(Required task): Wherever a line holds the word "matplotlib", copy that line out.

(Items):
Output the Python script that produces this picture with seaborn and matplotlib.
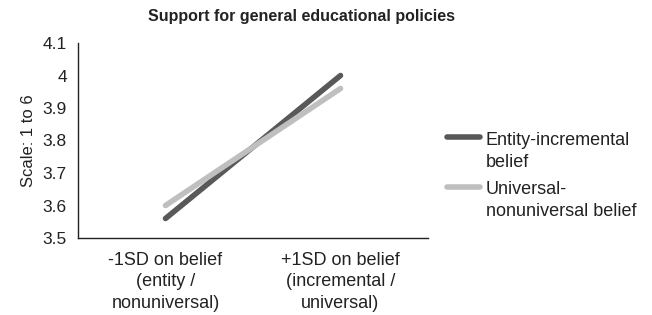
import matplotlib
matplotlib.use("Agg")
import matplotlib.pyplot as plt
from matplotlib.lines import Line2D
from matplotlib.legend_handler import HandlerLine2D
import seaborn as sns
import pandas as pd

categories = ["-1SD on belief\n(entity /\nnonuniversal)", "+1SD on belief\n(incremental /\nuniversal)"]
series_names = ["Entity-incremental\nbelief", "Universal-\nnonuniversal belief"]
entity_vals = [3.56, 4.00]
universal_vals = [3.60, 3.96]
yticks = [3.5, 3.6, 3.7, 3.8, 3.9, 4.0, 4.1]
ytick_labels = ["3.5", "3.6", "3.7", "3.8", "3.9", "4", "4.1"]
colors = ["#595959", "#BFBFBF"]

sns.set_style("white")
plt.rcParams["font.family"] = ["Liberation Sans", "DejaVu Sans"]
TXT = "#222222"

df = pd.DataFrame({
    "x": [0, 1, 0, 1],
    "y": entity_vals + universal_vals,
    "series": [series_names[0]] * 2 + [series_names[1]] * 2,
})

fig = plt.figure(figsize=(6.52, 3.15), dpi=100)
ax = fig.add_axes([78 / 652, 1 - 238 / 315, 350 / 652, 195 / 315])
sns.lineplot(data=df, x="x", y="y", hue="series", palette=colors, linewidth=4.0,
             ax=ax, legend=True, solid_capstyle="round")

ax.set_xlim(-0.5, 1.5)
ax.set_ylim(3.5, 4.1)
ax.set_xticks([-0.5, 0.5, 1.5])
ax.set_xticklabels([])
ax.set_xticks([0, 1], minor=True)
ax.set_xticklabels(categories, minor=True, fontsize=13, color=TXT, linespacing=1.35)
ax.tick_params(axis="x", which="minor", length=0, pad=10)
ax.tick_params(axis="x", which="major", length=4, width=1, direction="out", color=TXT)
ax.set_yticks(yticks)
ax.set_yticklabels(ytick_labels, fontsize=12.5, color=TXT)
ax.tick_params(axis="y", length=5, width=1, direction="out", color=TXT, pad=3)
ax.set_xlabel("")
ax.set_ylabel("Scale: 1 to 6", fontsize=12, color=TXT, labelpad=5)
for s in ["top", "right"]:
    ax.spines[s].set_visible(False)
for s in ["left", "bottom"]:
    ax.spines[s].set_color(TXT)
    ax.spines[s].set_linewidth(1)

fig.text(301 / 652, 1 - 21 / 315, "Support for general educational policies",
         fontsize=11.5, fontweight="bold", color=TXT, ha="center", va="baseline")


class TopLineHandler(HandlerLine2D):
    def create_artists(self, legend, orig_handle, xdescent, ydescent, width, height,
                       fontsize, trans):
        arts = super().create_artists(legend, orig_handle, xdescent, ydescent, width,
                                      height, fontsize, trans)
        for a in arts:
            a.set_ydata([y + 0.78 * fontsize for y in a.get_ydata()])
            a.set_solid_capstyle("round")
        return arts


handles, labels = ax.get_legend_handles_labels()
leg = ax.legend(handles, labels, loc="upper left",
                bbox_to_anchor=(447 / 652, 1 - 132 / 315), bbox_transform=fig.transFigure,
                frameon=False, fontsize=13, handlelength=1.85, handletextpad=0.3,
                labelspacing=0.6, borderpad=0, borderaxespad=0,
                handler_map={Line2D: TopLineHandler()})
for t in leg.get_texts():
    t.set_color(TXT)
    t.set_linespacing(1.35)

fig.savefig("out.png", dpi=100)
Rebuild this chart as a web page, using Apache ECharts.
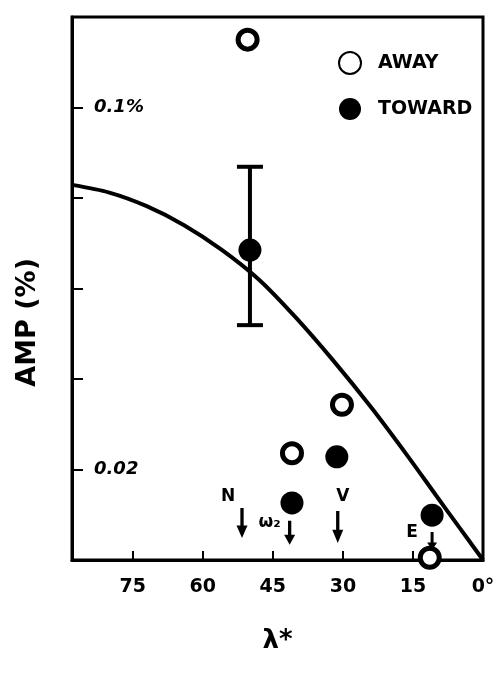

(Exercise answer):
Output the Python script that produces this picture with seaborn and matplotlib.
import matplotlib
matplotlib.use("Agg")
import matplotlib.pyplot as plt
from matplotlib.lines import Line2D
from matplotlib.legend_handler import HandlerLine2D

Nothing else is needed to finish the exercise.